Granted, many are thinking that today is the Golden Age of Board Games. Between Kickstarter and popular cons, people are creating and playing games that aren’t the usual Scrabble and Monopoly. I’m participating in a few board game nights these days, whether it is at the day job or with friends, and I’m learning quite a few games.

But I’m sure I can stand to learn a wide variety of card games. We even own a copy of the book Bicycle: 100 Years of Timeless Card Games, and I’ve never read it.

I’ve seen similar books on card games that are larger and probably more comprehensive, but 300+ pages of card games with their variations is a good starting point.

When playing Hand and Foot, I noticed a few self-regulating aspects of the game that were pretty clever. For instance, if you want to pick up the discard pile, you had to pick the entire pile up. If it was full, it meant you suddenly had a lot more cards in your hand, which means you can create melds more easily, but the discard pile might include multiple dangerous red 3s, and you can only get rid of each one once per turn. Have a red 3 in your hand reduces your score by hundreds of points. It’s a risk you might be willing to take if you have been struggling to complete melds, though.

Similarly, you might play all the cards in your hand until you have almost nothing left. That’s great, because you are close to getting rid of the cards in your hand, which allows you to pick up your foot (Oh! I get it now!), but it also means you have a harder chance of creating a meld and actually getting rid of those cards.

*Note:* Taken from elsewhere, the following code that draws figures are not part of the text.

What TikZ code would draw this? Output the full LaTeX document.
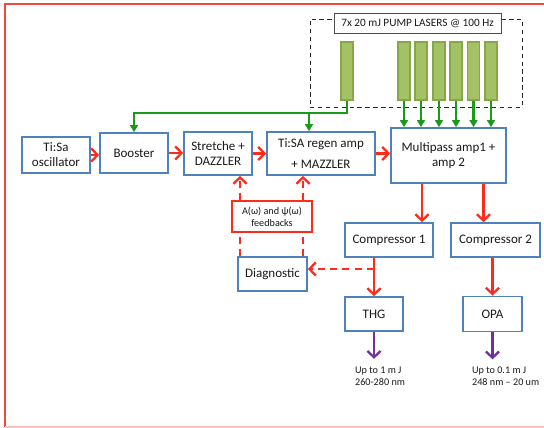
\documentclass[tikz,border=0pt]{standalone}
\usepackage{fontspec}
\setmainfont{Carlito}
\usetikzlibrary{arrows.meta, positioning, calc}
\definecolor{BoxBlue}{HTML}{4F81BD}
\definecolor{BeamRed}{HTML}{FF2A1A}
\definecolor{FrameRed}{HTML}{F04A40}
\definecolor{PumpGreen}{HTML}{1A9A1A}
\definecolor{LaserFill}{HTML}{A4C165}
\definecolor{LaserEdge}{HTML}{86A64A}
\definecolor{OutPurple}{HTML}{7030A0}
\definecolor{TextDark}{HTML}{1A1A1A}

\begin{document}
\begin{tikzpicture}[
        x=0.02cm, y=-0.02cm,
        blk/.style={rectangle, draw=BoxBlue, line width=1pt, fill=white, align=center, inner sep=1pt, text=TextDark, font=\fontsize{7.4}{8.6}\selectfont},
        fbbox/.style={rectangle, draw=BeamRed, line width=0.9pt, fill=white, align=center, inner sep=1pt, text=TextDark, font=\fontsize{5.8}{7}\selectfont},
        laser/.style={rectangle, draw=LaserEdge, line width=0.7pt, fill=LaserFill, minimum width=0.24cm, minimum height=1.16cm, inner sep=0pt},
        outtxt/.style={align=left, inner sep=1pt, text=TextDark, font=\fontsize{5.8}{6.8}\selectfont},
        arr/.style={-{Straight Barb[length=3.6pt, width=7.5pt, line width=1.3pt]}, line width=1.4pt, BeamRed},
        darr/.style={arr, dash pattern=on 4pt off 3pt},
        dline/.style={line width=1.4pt, BeamRed, dash pattern=on 4pt off 3pt},
        garr/.style={-{Triangle[length=4pt, width=4.5pt]}, line width=1.2pt, PumpGreen},
        parr/.style={-{Straight Barb[length=3.6pt, width=7.5pt, line width=1.3pt]}, line width=1.5pt, OutPurple}
      ]
        \useasboundingbox (0,0) rectangle (544,428);
        \draw[FrameRed, line width=1.3pt] (5,427) -- (5,4) -- (544,4);
        \draw[FrameRed!35, line width=0.8pt] (5,427) -- (544,427);

        \node[draw=black!85, line width=0.5pt, dash pattern=on 2.5pt off 2pt, minimum width=4.24cm, minimum height=1.76cm] (pumpbox) at (416,63) {};
        \node[draw=black!70, line width=0.5pt, fill=white, minimum width=3.34cm, minimum height=0.4cm, inner sep=1pt, text=TextDark, font=\fontsize{6.4}{7.6}\selectfont] (title) at (417.5,23) {7x 20 mJ PUMP LASERS @ 100 Hz};
        \node[laser] (l1) at (347,71) {};
        \foreach \i/\xx in {2/404, 3/421, 4/439, 5/456, 6/473.5, 7/491}
          \node[laser] (l\i) at (\xx,71) {};

        \node[blk, minimum width=1.36cm, minimum height=0.72cm] (osc) at (56,155) {Ti:Sa\\oscillator};
        \node[blk, minimum width=1.36cm, minimum height=0.8cm] (boost) at (134,153) {Booster};
        \node[blk, minimum width=1.36cm, minimum height=0.86cm] (stretch) at (218,153.5) {Stretche +\\DAZZLER};
        \node[blk, minimum width=2.16cm, minimum height=0.86cm] (regen) at (321,153.5) {Ti:SA regen amp\\[3.5pt]+ MAZZLER};
        \node[blk, minimum width=2.3cm, minimum height=1.1cm] (multi) at (448.5,155.5) {Multipass amp1 +\\amp 2};
        \node[blk, minimum width=1.76cm, minimum height=0.68cm] (compA) at (389,240) {Compressor 1};
        \node[blk, minimum width=1.78cm, minimum height=0.68cm] (compB) at (495.5,240) {Compressor 2};
        \node[blk, minimum width=1.16cm, minimum height=0.68cm] (thg) at (374,314) {THG};
        \node[blk, minimum width=1.18cm, minimum height=0.7cm] (opa) at (492.5,314) {OPA};
        \node[blk, minimum width=1.38cm, minimum height=0.68cm] (diag) at (272.5,274) {Diagnostic};
        \node[fbbox, minimum width=1.6cm, minimum height=0.62cm] (fb) at (272,216.5) {A(ω) and ψ(ω)\\feedbacks};
        \node[outtxt, anchor=north west] (thgout) at (353,365) {Up to 1 m J\\260-280 nm};
        \node[outtxt, anchor=north west] (opaout) at (470,365) {Up to 0.1 m J\\248 nm -- 20 um};

        \coordinate (gbus) at (309,112);
        \coordinate (cAx) at (422,0);
        \coordinate (cBx) at (483.5,0);
        \coordinate (tap) at (374,269);
        \coordinate (fbL) at (240,0);
        \coordinate (fbR) at (303,0);

        \draw[garr] (l1.south) -- ++(0,12) -| (boost.north);
        \draw[garr] (gbus) -- (gbus |- regen.north);
        \foreach \i in {2,...,7}
          \draw[garr] (l\i.south) -- (l\i.south |- multi.north);

        \draw[arr] (osc.east) -- (osc.east -| boost.west);
        \draw[arr] (boost.east) -- (boost.east -| stretch.west);
        \draw[arr] (stretch.east) -- (stretch.east -| regen.west);
        \draw[arr] (regen.east) -- (regen.east -| multi.west);
        \draw[arr] (multi.south -| cAx) -- (compA.north -| cAx);
        \draw[arr] (multi.south -| cBx) -- (compB.north -| cBx);
        \draw[arr] (thg.north |- compA.south) -- (thg.north);
        \draw[arr] (opa.north |- compB.south) -- (opa.north);

        \draw[darr] (tap) -- (tap -| diag.east);
        \draw[dline] (diag.north -| fbL) -- (fb.south -| fbL);
        \draw[dline] (diag.north -| fbR) -- (fb.south -| fbR);
        \draw[darr] (fb.north -| fbL) -- (stretch.south -| fbL);
        \draw[darr] (fb.north -| fbR) -- (regen.south -| fbR);

        \draw[parr] (thg.south) -- ++(0,27);
        \draw[parr] (opa.south) -- ++(0,27);
      \end{tikzpicture}
\end{document}
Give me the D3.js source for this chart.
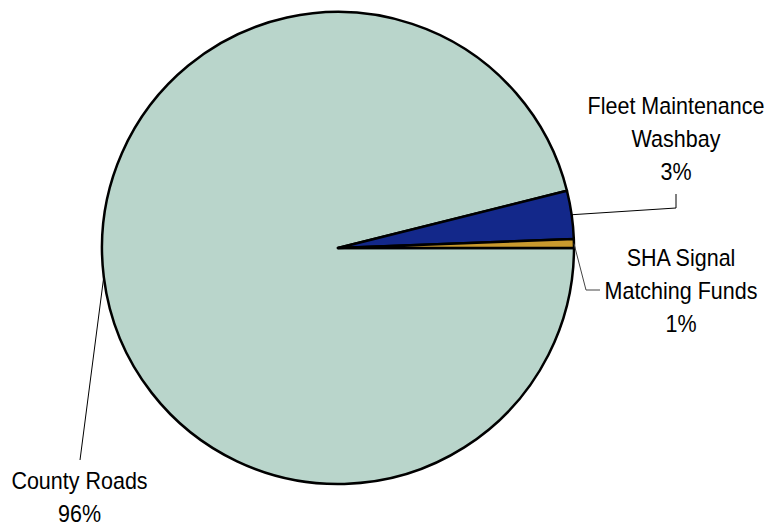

So just exposing myself to this one new old game got me thinking about game design. What if I spent time learning more such games in earnest? I wrote about consciously consuming information daily, and reading and listening to a variety of information is beneficial. I’ve been thinking about how important it is to also play a variety of games.

The great thing is, I already own a deck of cards. I’ve paid the expensive part. It can be quite the investment to get a new board game or video game, but a trip to the library might be all I need to do to find books on card games I could play with my existing deck.

Heck, I also have a bunch of dice, and I’m sure there are plenty of dice games out there, too.

It’s time to make a conscious effort to learn some new games. Got any recommendations?

2 replies on “Learning New Old Games”

Every time I sit down to play Rummy with someone, we have to negotiate what all the rules are. And I say “rummy” but sometimes mean “Gin” or “Gin Rummy” or “Rummy 500” or… The problem being we all called it by a generic name, and had our household variants, but when you start playing with other people you discover just how many there are. Do you place the cards down, can you play on other people’s melds, can you loop around K A 2 -style? If you can pick up discards, is it just the top card, or all of them. Do you then have to play the bottom card you picked up or not? Do you have to end your turn with a discard?

So.Many.Variations. It’s fun, but it sucks to find out you’re playing two different games. I guess it’s like dealer-calls poker, where they say stud vs draw vs hold’em and number of cards, etc. At least the hands mostly stay the same.

Yeah, it can be a pain to actually organize a game, but what a fun set of experiments for a game designer!

And it isn’t limited to standard card games. Once I played Monopoly and found out the other players didn’t know housing shortages were a part of the game. There goes my strategy of buying all the houses and not the hotels.

The other day I played Saboteur with coworkers who play the game silent. No table talk allowed.

It’s a stark contrast to the people I’ve played with who treat it as a bluffing game.

It results in two very different experiences, and the designers are deliberately silent on this point, so both are right, but yeah, you need to make sure everyone is playing the same game.